= Critter Commandos =

1989 miniatures wargame

Critter Commandos is a miniatures wargame involving battling cartoon characters that was published by Crunchy Frog Enterprises in 1989.

==Description==
Critter Commandos is a miniatures wargame of combats between cartoon characters, featuring weapons such as glue guns, rubber mallets and pies, and equipment such as jet packs, giant banana peels and tricycles.

The original rules were written by Paul Arden Lidberg and published in 1989. A revised and expanded version with more cartoon characters, and role-playing rules for individual characters was released in 1991.

===Links to other games===
In the October–November 1989 edition of Space Gamer (Issue 87), the creator of Critter Commandos, Paul Lidberg, published a system to convert Warhammer 40K to the Critter Commandos rules system.

==Reception==
In the May 1993 edition of Dragon (Issue #193), Lester W. Smith called Critter Commandos "a rather strange game" but he recommended it, saying, "Overall, it's a nice package at a reasonable price. Even if you haven’t been hankering to run mobs of crazed gorillas with cream pies against giant robots, this game may give you that desire. And in any event, it's a good read."
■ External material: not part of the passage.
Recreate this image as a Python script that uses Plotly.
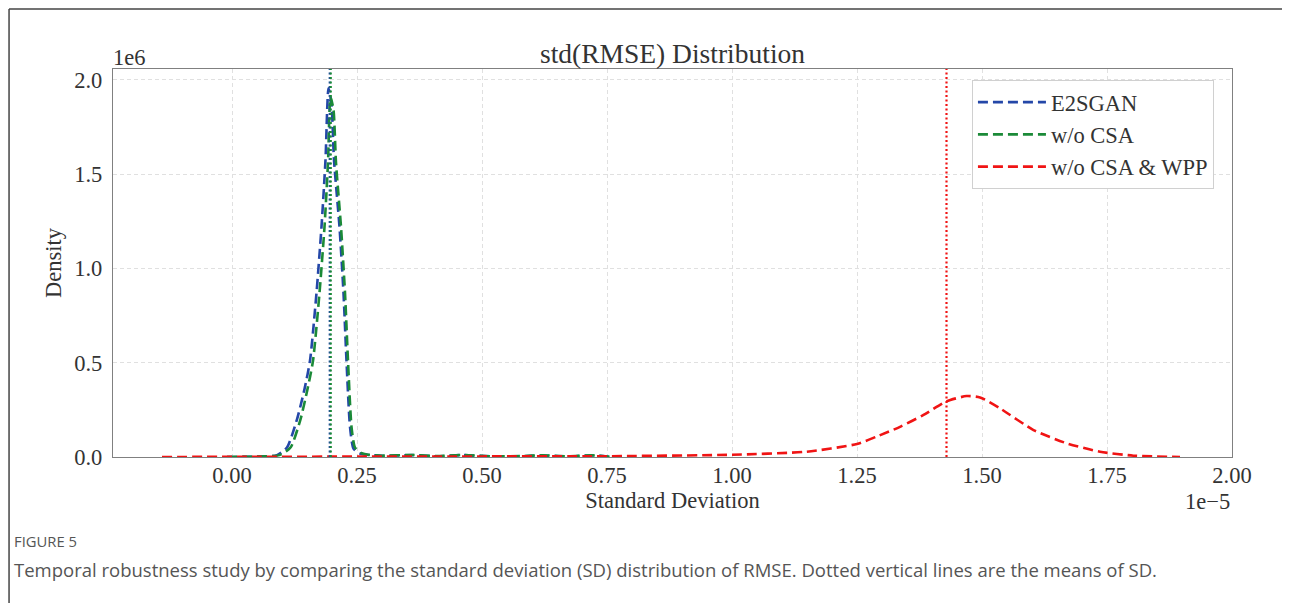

In his 1990 book The Complete Guide to Role-Playing Games, game critic Rick Swan liked the game, commenting "What makes Critter Commandos so much fun are its cartoon elements." However Swan felt the game was too combat-oriented at the expense of role-playing, saying, "The [role-playing] material is far too underdeveloped to be of much use for role-playing adventures, though ambitious referees might be able to do something with it." Swan concluded by giving the game a rating of 3 out of 4.